The government’s failed response to the intensifying precarity of wastepicker and scavenger livelihoods has been just as problematic as Revive’s violations in Olusosun. LAWMA maintains that Revive, as the legal owner of the site, can fully dictate how informal workers use the site as well as how much they can be compensated. Workers have no legal options under this reconfiguration, despite all the ongoing injustice. LAWMA understands that Revive is a for-profit business, and assures that its responsibilities as a regulatory agency do not interfere with the company’s bottom line. The authority views informal workers as parasitic actors, when Revive is actually parasitizing the value generated by the informal waste sector. It should come as little surprise that these workers have no real place in government’s dream for a more modern, clean Lagos.
The government seems indifferent to the struggles of both wastepickers and lower-level scavengers, who must either choose between harsh and low paying conditions in their current situation or greater uncertainty and risk in a new work environment. Why? Because the government assumes that an organized private sector is the only way for the city to ascend to more “advanced” levels of modernity. This incorrect view endangers millions of informal workers who, without formal employment, sustain their livelihoods from a commons that the government and (its corporate partners) now want for itself.

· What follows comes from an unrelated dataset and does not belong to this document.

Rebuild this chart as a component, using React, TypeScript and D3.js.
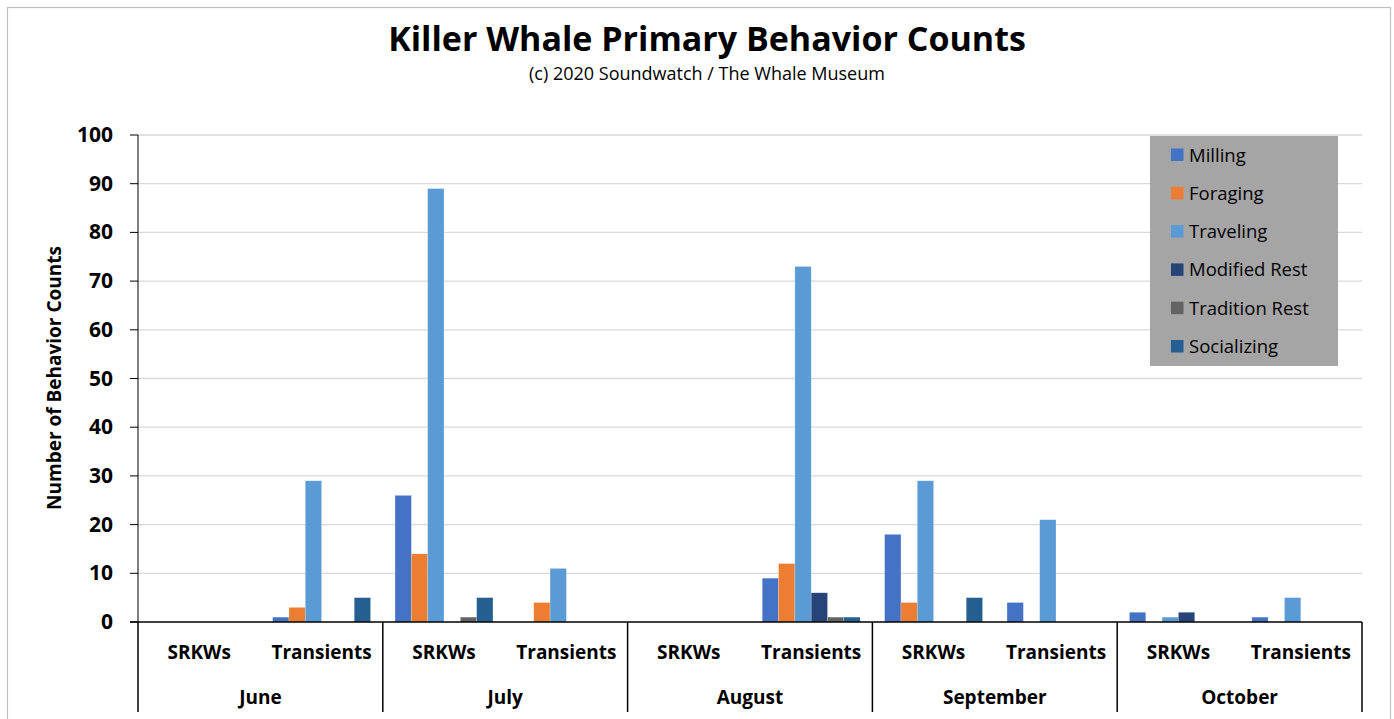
import React from "react";
import * as d3 from "d3";

const months = ["June", "July", "August", "September", "October"];
const groups = ["SRKWs", "Transients"];
const seriesNames = ["Milling", "Foraging", "Traveling", "Modified Rest", "Tradition Rest", "Socializing"];
const seriesColors = ["#4472C4", "#ED7D31", "#5B9BD5", "#264478", "#636363", "#255E91"];

// order: June SRKWs, June Transients, July SRKWs, July Transients, ...
const milling = [0, 1, 26, 0, 0, 9, 18, 4, 2, 1];
const foraging = [0, 3, 14, 4, 0, 12, 4, 0, 0, 0];
const traveling = [0, 29, 89, 11, 0, 73, 29, 21, 1, 5];
const modifiedRest = [0, 0, 0, 0, 0, 6, 0, 0, 2, 0];
const traditionRest = [0, 0, 1, 0, 0, 1, 0, 0, 0, 0];
const socializing = [0, 5, 5, 0, 0, 1, 5, 0, 0, 0];
const seriesValues = [milling, foraging, traveling, modifiedRest, traditionRest, socializing];

const yTicks = [0, 10, 20, 30, 40, 50, 60, 70, 80, 90, 100];

const FONT = "'Open Sans', sans-serif";

export default function App() {
  const W = 1394, H = 719;
  const left = 138, right = 1362, top = 135, bottom = 622;

  const cats = months.flatMap((m) => groups.map((g) => `${m}|${g}`));
  const x = d3.scaleBand<string>().domain(cats).range([left, right]).paddingInner(0).paddingOuter(0);
  const inner = d3.scaleBand<string>().domain(seriesNames).range([0, x.bandwidth()]).paddingInner(0).paddingOuter(0.75);
  const y = d3.scaleLinear().domain([0, 100]).range([bottom, top]);

  const monthW = (right - left) / months.length;
  const legendX = 1150, legendY = 136, legendW = 188, legendH = 230;

  return (
    <svg width={W} height={H} style={{ position: "absolute", left: 0, top: 0, background: "#fff" }} fontFamily={FONT}>
      <rect x={7.5} y={7.5} width={1383} height={730} fill="#fff" stroke="#BFBFBF" strokeWidth={1.2} />
      <text x={707} y={51} textAnchor="middle" fontSize={34} fontWeight="bold" fill="#000">Killer Whale Primary Behavior Counts</text>
      <text x={707} y={80} textAnchor="middle" fontSize={18} fill="#000">(c) 2020 Soundwatch / The Whale Museum</text>

      {yTicks.map((t) => (
        <g key={t}>
          {t > 0 && <line x1={left} x2={right} y1={y(t)} y2={y(t)} stroke="#D9D9D9" strokeWidth={1.3} />}
          <line x1={130} x2={left} y1={y(t)} y2={y(t)} stroke="#000" strokeWidth={1} />
          <text x={113} y={y(t) + 7} textAnchor="end" fontSize={21} fontWeight="bold" fill="#000">{t}</text>
        </g>
      ))}
      <line x1={left} x2={left} y1={top} y2={bottom} stroke="#000" strokeWidth={1} />

      {seriesValues.map((vals, si) =>
        vals.map((v, ci) =>
          v > 0 ? (
            <rect
              key={`${si}-${ci}`}
              x={(x(cats[ci]) as number) + (inner(seriesNames[si]) as number)}
              y={y(v)}
              width={inner.bandwidth()}
              height={bottom - y(v)}
              fill={seriesColors[si]}
              stroke="#ffffff"
              strokeOpacity={0.35}
              strokeWidth={0.6}
            />
          ) : null
        )
      )}

      <line x1={130} x2={right} y1={bottom} y2={bottom} stroke="#000" strokeWidth={1.5} />
      {d3.range(months.length + 1).map((i) => (
        <line key={i} x1={left + i * monthW} x2={left + i * monthW} y1={bottom} y2={712} stroke="#000" strokeWidth={1.5} />
      ))}
      {cats.map((c) => (
        <text key={c} x={(x(c) as number) + x.bandwidth() / 2} y={659} textAnchor="middle" fontSize={19} fontWeight="bold" fill="#000">
          {c.split("|")[1]}
        </text>
      ))}
      {months.map((m, i) => (
        <text key={m} x={left + (i + 0.5) * monthW} y={704} textAnchor="middle" fontSize={19} fontWeight="bold" fill="#000">{m}</text>
      ))}

      <text transform={`translate(61,378) rotate(-90)`} textAnchor="middle" fontSize={19} fontWeight="bold" fill="#000">Number of Behavior Counts</text>

      <rect x={legendX} y={legendY} width={legendW} height={legendH} fill="#A5A5A5" />
      {seriesNames.map((s, i) => {
        const cy = 155 + i * 38.3;
        return (
          <g key={s}>
            <rect x={1171} y={cy - 6.5} width={12.5} height={12.5} fill={seriesColors[i]} />
            <text x={1189} y={cy + 6.5} fontSize={18.5} fill="#000">{s}</text>
          </g>
        );
      })}
    </svg>
  );
}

These workers deserve the ability to earn a decent living as part of the formal sector, and the state’s role should be to enforce greater restrictions on the formal sector while providing more opportunities for the informal sector to participate.
The city of Lagos can still demonstrate its commitment to the wellbeing of its most vulnerable citizens, who are under threat from powerful outside interests. However, as of now it remains unclear where the government’s allegiances truly lie.